* BEGIN STORED RECORDS *

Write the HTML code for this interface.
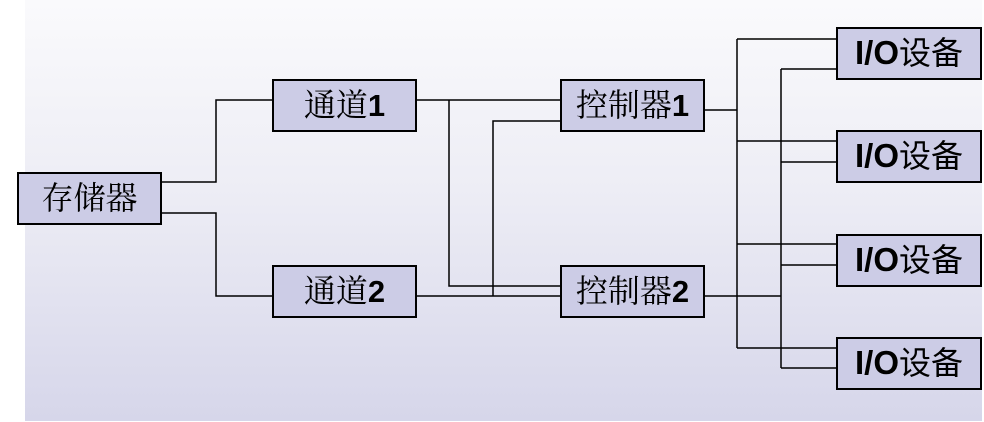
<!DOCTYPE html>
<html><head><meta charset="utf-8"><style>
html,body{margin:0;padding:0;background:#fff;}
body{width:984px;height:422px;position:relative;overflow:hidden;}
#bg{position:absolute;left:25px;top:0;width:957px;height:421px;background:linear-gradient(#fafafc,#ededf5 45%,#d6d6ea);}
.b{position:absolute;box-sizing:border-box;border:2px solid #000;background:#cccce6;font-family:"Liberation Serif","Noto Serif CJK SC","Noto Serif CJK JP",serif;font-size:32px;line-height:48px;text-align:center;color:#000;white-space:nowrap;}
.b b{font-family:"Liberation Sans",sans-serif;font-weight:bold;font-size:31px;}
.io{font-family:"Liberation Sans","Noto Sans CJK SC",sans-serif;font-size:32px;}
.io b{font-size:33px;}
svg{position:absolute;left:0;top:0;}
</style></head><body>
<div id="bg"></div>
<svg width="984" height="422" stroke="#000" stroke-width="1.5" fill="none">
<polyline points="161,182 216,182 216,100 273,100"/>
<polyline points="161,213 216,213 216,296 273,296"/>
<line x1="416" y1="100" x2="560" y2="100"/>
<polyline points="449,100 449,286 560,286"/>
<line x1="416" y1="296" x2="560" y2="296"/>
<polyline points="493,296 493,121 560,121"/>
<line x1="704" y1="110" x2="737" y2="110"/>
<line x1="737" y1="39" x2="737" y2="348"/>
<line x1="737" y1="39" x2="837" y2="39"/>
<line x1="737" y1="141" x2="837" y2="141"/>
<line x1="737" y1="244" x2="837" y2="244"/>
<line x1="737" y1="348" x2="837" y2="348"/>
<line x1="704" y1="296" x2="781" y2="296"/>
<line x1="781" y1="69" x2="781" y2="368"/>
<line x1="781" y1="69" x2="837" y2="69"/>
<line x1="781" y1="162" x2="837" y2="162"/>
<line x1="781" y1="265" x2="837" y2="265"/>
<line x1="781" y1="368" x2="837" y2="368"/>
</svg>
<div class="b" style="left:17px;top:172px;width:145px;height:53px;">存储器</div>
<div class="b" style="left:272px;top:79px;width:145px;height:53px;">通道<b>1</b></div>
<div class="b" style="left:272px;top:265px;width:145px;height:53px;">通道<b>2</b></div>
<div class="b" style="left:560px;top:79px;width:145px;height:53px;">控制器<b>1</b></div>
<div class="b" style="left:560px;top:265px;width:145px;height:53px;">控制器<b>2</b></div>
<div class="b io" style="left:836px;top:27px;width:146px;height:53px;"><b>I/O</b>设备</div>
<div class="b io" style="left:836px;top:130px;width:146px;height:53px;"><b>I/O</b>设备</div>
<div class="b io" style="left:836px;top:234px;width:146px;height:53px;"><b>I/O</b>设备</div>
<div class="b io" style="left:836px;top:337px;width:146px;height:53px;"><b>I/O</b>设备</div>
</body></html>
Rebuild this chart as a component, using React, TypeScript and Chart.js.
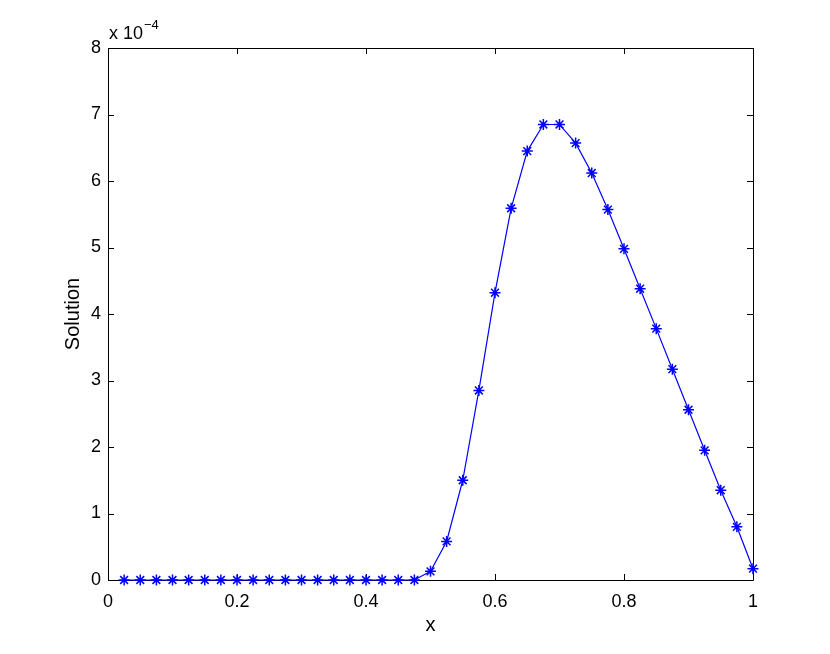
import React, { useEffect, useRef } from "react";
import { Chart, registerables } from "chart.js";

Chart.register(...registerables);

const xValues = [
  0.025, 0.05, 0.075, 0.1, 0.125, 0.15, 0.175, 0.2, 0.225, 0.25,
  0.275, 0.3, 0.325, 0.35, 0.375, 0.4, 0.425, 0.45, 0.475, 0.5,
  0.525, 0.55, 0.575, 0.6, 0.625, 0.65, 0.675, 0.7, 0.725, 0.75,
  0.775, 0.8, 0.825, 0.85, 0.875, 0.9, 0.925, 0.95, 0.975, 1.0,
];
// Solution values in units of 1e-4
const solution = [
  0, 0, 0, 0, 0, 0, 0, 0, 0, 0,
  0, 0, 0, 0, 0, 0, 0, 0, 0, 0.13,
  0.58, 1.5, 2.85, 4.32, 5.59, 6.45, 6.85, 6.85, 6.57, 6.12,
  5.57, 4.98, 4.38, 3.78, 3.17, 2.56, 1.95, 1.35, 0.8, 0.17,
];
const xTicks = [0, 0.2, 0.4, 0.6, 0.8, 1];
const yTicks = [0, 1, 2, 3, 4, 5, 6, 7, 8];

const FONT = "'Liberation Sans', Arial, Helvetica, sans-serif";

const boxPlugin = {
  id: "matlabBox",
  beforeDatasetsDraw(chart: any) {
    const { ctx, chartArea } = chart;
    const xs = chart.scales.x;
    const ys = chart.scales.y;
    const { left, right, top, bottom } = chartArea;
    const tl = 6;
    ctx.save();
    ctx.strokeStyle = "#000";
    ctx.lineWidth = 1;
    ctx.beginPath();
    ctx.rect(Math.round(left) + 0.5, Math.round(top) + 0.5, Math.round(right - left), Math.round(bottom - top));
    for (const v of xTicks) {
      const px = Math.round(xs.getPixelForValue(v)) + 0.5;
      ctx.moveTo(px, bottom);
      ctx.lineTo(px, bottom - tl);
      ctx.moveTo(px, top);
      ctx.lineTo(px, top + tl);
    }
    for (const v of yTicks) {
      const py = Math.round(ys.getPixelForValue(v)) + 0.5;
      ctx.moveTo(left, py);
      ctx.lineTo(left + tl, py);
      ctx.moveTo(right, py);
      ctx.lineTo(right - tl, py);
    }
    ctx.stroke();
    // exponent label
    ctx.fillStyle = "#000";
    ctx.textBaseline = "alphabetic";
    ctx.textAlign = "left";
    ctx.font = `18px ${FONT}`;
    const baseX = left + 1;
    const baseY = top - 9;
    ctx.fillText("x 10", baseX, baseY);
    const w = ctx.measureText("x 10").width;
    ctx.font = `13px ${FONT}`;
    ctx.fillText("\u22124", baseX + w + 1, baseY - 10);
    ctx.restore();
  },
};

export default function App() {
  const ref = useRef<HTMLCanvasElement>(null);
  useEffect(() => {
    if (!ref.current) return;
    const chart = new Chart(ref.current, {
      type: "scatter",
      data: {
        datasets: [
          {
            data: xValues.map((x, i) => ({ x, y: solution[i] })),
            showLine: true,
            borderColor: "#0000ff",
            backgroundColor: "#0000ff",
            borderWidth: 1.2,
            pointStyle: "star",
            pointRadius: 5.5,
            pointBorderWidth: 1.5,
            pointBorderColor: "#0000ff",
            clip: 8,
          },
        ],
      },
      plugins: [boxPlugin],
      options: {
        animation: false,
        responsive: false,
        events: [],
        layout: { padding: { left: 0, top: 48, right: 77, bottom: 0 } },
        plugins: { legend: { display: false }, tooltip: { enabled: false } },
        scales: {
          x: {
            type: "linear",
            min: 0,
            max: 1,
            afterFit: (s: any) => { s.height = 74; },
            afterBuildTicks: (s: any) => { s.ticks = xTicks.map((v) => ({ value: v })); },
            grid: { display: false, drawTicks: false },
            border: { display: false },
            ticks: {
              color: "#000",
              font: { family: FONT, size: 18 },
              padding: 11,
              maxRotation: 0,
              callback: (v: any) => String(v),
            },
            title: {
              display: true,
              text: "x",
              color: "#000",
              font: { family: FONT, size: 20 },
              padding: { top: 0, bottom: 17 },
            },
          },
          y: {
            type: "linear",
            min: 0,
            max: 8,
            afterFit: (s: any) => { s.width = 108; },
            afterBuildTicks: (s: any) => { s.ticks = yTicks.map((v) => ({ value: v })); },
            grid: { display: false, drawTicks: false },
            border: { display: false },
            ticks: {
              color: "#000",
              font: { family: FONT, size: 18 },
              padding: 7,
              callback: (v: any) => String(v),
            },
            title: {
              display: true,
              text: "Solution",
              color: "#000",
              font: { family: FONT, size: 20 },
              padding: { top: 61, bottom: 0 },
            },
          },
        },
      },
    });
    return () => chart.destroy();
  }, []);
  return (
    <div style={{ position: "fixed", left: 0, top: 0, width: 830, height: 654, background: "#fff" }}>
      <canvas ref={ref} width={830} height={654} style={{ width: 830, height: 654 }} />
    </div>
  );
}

* END STORED RECORDS *

* SHORT PROBLEM
Without the pictures, restate all of the entries above verbatim.

* SOLUTION BELOW
Write the HTML code for this interface.
<!DOCTYPE html>
<html><head><meta charset="utf-8"><style>
html,body{margin:0;padding:0;background:#fff;}
body{width:984px;height:422px;position:relative;overflow:hidden;}
#bg{position:absolute;left:25px;top:0;width:957px;height:421px;background:linear-gradient(#fafafc,#ededf5 45%,#d6d6ea);}
.b{position:absolute;box-sizing:border-box;border:2px solid #000;background:#cccce6;font-family:"Liberation Serif","Noto Serif CJK SC","Noto Serif CJK JP",serif;font-size:32px;line-height:48px;text-align:center;color:#000;white-space:nowrap;}
.b b{font-family:"Liberation Sans",sans-serif;font-weight:bold;font-size:31px;}
.io{font-family:"Liberation Sans","Noto Sans CJK SC",sans-serif;font-size:32px;}
.io b{font-size:33px;}
svg{position:absolute;left:0;top:0;}
</style></head><body>
<div id="bg"></div>
<svg width="984" height="422" stroke="#000" stroke-width="1.5" fill="none">
<polyline points="161,182 216,182 216,100 273,100"/>
<polyline points="161,213 216,213 216,296 273,296"/>
<line x1="416" y1="100" x2="560" y2="100"/>
<polyline points="449,100 449,286 560,286"/>
<line x1="416" y1="296" x2="560" y2="296"/>
<polyline points="493,296 493,121 560,121"/>
<line x1="704" y1="110" x2="737" y2="110"/>
<line x1="737" y1="39" x2="737" y2="348"/>
<line x1="737" y1="39" x2="837" y2="39"/>
<line x1="737" y1="141" x2="837" y2="141"/>
<line x1="737" y1="244" x2="837" y2="244"/>
<line x1="737" y1="348" x2="837" y2="348"/>
<line x1="704" y1="296" x2="781" y2="296"/>
<line x1="781" y1="69" x2="781" y2="368"/>
<line x1="781" y1="69" x2="837" y2="69"/>
<line x1="781" y1="162" x2="837" y2="162"/>
<line x1="781" y1="265" x2="837" y2="265"/>
<line x1="781" y1="368" x2="837" y2="368"/>
</svg>
<div class="b" style="left:17px;top:172px;width:145px;height:53px;">存储器</div>
<div class="b" style="left:272px;top:79px;width:145px;height:53px;">通道<b>1</b></div>
<div class="b" style="left:272px;top:265px;width:145px;height:53px;">通道<b>2</b></div>
<div class="b" style="left:560px;top:79px;width:145px;height:53px;">控制器<b>1</b></div>
<div class="b" style="left:560px;top:265px;width:145px;height:53px;">控制器<b>2</b></div>
<div class="b io" style="left:836px;top:27px;width:146px;height:53px;"><b>I/O</b>设备</div>
<div class="b io" style="left:836px;top:130px;width:146px;height:53px;"><b>I/O</b>设备</div>
<div class="b io" style="left:836px;top:234px;width:146px;height:53px;"><b>I/O</b>设备</div>
<div class="b io" style="left:836px;top:337px;width:146px;height:53px;"><b>I/O</b>设备</div>
</body></html>
Rebuild this chart as a component, using React, TypeScript and Chart.js.
import React, { useEffect, useRef } from "react";
import { Chart, registerables } from "chart.js";

Chart.register(...registerables);

const xValues = [
  0.025, 0.05, 0.075, 0.1, 0.125, 0.15, 0.175, 0.2, 0.225, 0.25,
  0.275, 0.3, 0.325, 0.35, 0.375, 0.4, 0.425, 0.45, 0.475, 0.5,
  0.525, 0.55, 0.575, 0.6, 0.625, 0.65, 0.675, 0.7, 0.725, 0.75,
  0.775, 0.8, 0.825, 0.85, 0.875, 0.9, 0.925, 0.95, 0.975, 1.0,
];
// Solution values in units of 1e-4
const solution = [
  0, 0, 0, 0, 0, 0, 0, 0, 0, 0,
  0, 0, 0, 0, 0, 0, 0, 0, 0, 0.13,
  0.58, 1.5, 2.85, 4.32, 5.59, 6.45, 6.85, 6.85, 6.57, 6.12,
  5.57, 4.98, 4.38, 3.78, 3.17, 2.56, 1.95, 1.35, 0.8, 0.17,
];
const xTicks = [0, 0.2, 0.4, 0.6, 0.8, 1];
const yTicks = [0, 1, 2, 3, 4, 5, 6, 7, 8];

const FONT = "'Liberation Sans', Arial, Helvetica, sans-serif";

const boxPlugin = {
  id: "matlabBox",
  beforeDatasetsDraw(chart: any) {
    const { ctx, chartArea } = chart;
    const xs = chart.scales.x;
    const ys = chart.scales.y;
    const { left, right, top, bottom } = chartArea;
    const tl = 6;
    ctx.save();
    ctx.strokeStyle = "#000";
    ctx.lineWidth = 1;
    ctx.beginPath();
    ctx.rect(Math.round(left) + 0.5, Math.round(top) + 0.5, Math.round(right - left), Math.round(bottom - top));
    for (const v of xTicks) {
      const px = Math.round(xs.getPixelForValue(v)) + 0.5;
      ctx.moveTo(px, bottom);
      ctx.lineTo(px, bottom - tl);
      ctx.moveTo(px, top);
      ctx.lineTo(px, top + tl);
    }
    for (const v of yTicks) {
      const py = Math.round(ys.getPixelForValue(v)) + 0.5;
      ctx.moveTo(left, py);
      ctx.lineTo(left + tl, py);
      ctx.moveTo(right, py);
      ctx.lineTo(right - tl, py);
    }
    ctx.stroke();
    // exponent label
    ctx.fillStyle = "#000";
    ctx.textBaseline = "alphabetic";
    ctx.textAlign = "left";
    ctx.font = `18px ${FONT}`;
    const baseX = left + 1;
    const baseY = top - 9;
    ctx.fillText("x 10", baseX, baseY);
    const w = ctx.measureText("x 10").width;
    ctx.font = `13px ${FONT}`;
    ctx.fillText("\u22124", baseX + w + 1, baseY - 10);
    ctx.restore();
  },
};

export default function App() {
  const ref = useRef<HTMLCanvasElement>(null);
  useEffect(() => {
    if (!ref.current) return;
    const chart = new Chart(ref.current, {
      type: "scatter",
      data: {
        datasets: [
          {
            data: xValues.map((x, i) => ({ x, y: solution[i] })),
            showLine: true,
            borderColor: "#0000ff",
            backgroundColor: "#0000ff",
            borderWidth: 1.2,
            pointStyle: "star",
            pointRadius: 5.5,
            pointBorderWidth: 1.5,
            pointBorderColor: "#0000ff",
            clip: 8,
          },
        ],
      },
      plugins: [boxPlugin],
      options: {
        animation: false,
        responsive: false,
        events: [],
        layout: { padding: { left: 0, top: 48, right: 77, bottom: 0 } },
        plugins: { legend: { display: false }, tooltip: { enabled: false } },
        scales: {
          x: {
            type: "linear",
            min: 0,
            max: 1,
            afterFit: (s: any) => { s.height = 74; },
            afterBuildTicks: (s: any) => { s.ticks = xTicks.map((v) => ({ value: v })); },
            grid: { display: false, drawTicks: false },
            border: { display: false },
            ticks: {
              color: "#000",
              font: { family: FONT, size: 18 },
              padding: 11,
              maxRotation: 0,
              callback: (v: any) => String(v),
            },
            title: {
              display: true,
              text: "x",
              color: "#000",
              font: { family: FONT, size: 20 },
              padding: { top: 0, bottom: 17 },
            },
          },
          y: {
            type: "linear",
            min: 0,
            max: 8,
            afterFit: (s: any) => { s.width = 108; },
            afterBuildTicks: (s: any) => { s.ticks = yTicks.map((v) => ({ value: v })); },
            grid: { display: false, drawTicks: false },
            border: { display: false },
            ticks: {
              color: "#000",
              font: { family: FONT, size: 18 },
              padding: 7,
              callback: (v: any) => String(v),
            },
            title: {
              display: true,
              text: "Solution",
              color: "#000",
              font: { family: FONT, size: 20 },
              padding: { top: 61, bottom: 0 },
            },
          },
        },
      },
    });
    return () => chart.destroy();
  }, []);
  return (
    <div style={{ position: "fixed", left: 0, top: 0, width: 830, height: 654, background: "#fff" }}>
      <canvas ref={ref} width={830} height={654} style={{ width: 830, height: 654 }} />
    </div>
  );
}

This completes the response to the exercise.